Planning Your Visit to Get the Most Out of Every Hour

Getting the timing right at the Van Andel Museum Center makes a noticeable difference in the quality of the experience. The museum opens at nine in the morning on most weekdays, which gives early arrivals a quieter window before school groups and midday crowds arrive.
Weekends shift the opening to ten, and Thursday evenings extend hours until eight, making it one of the few cultural venues in Grand Rapids open past the standard five o’clock close.
General admission runs approximately fourteen dollars for adults, with Kent County residents receiving a significant discount — children from that area enter free, and adults pay around ten dollars. The parking garage directly across Pearl Street validates for museum visitors who qualify, which brings the total cost of a visit down considerably.
Budgeting separately for planetarium tickets and carousel rides keeps the math straightforward rather than surprising at checkout.
A typical visit covering all three floors, a planetarium show, and a carousel ride runs between two and three hours for most families.

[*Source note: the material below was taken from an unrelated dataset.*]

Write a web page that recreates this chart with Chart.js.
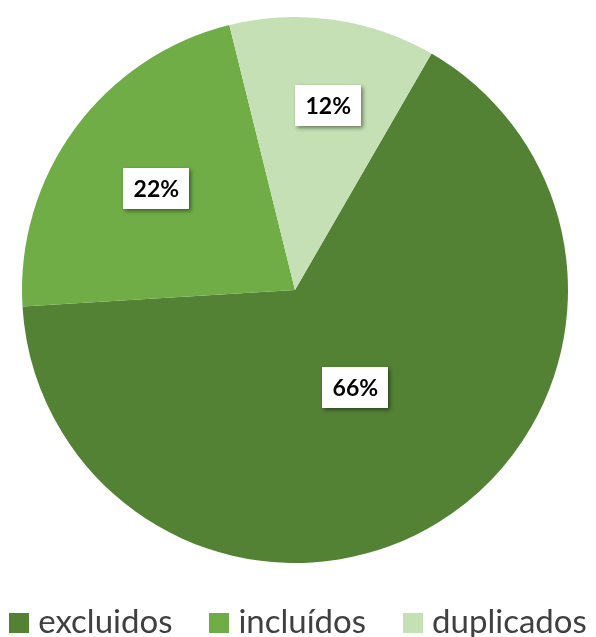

Visitors who want to spend extended time in the Old Town exhibit or natural history galleries should budget closer to four hours.
The museum does not feel rushed at that pace — there is enough material to justify the time without padding.
The on-site cafe handles lunch and snack needs without requiring visitors to leave and return, which matters when managing younger children or tight schedules. Parking validation and the adjacent riverfront walkway make the post-visit experience easy — a short walk along the Grand River after leaving the museum extends the afternoon without requiring additional planning.
Checking the planetarium show schedule before arriving and purchasing those tickets immediately upon entry is the single most useful logistical tip for a first visit. Shows sell out, and the five-dollar price disappears fast once word spreads through the lobby.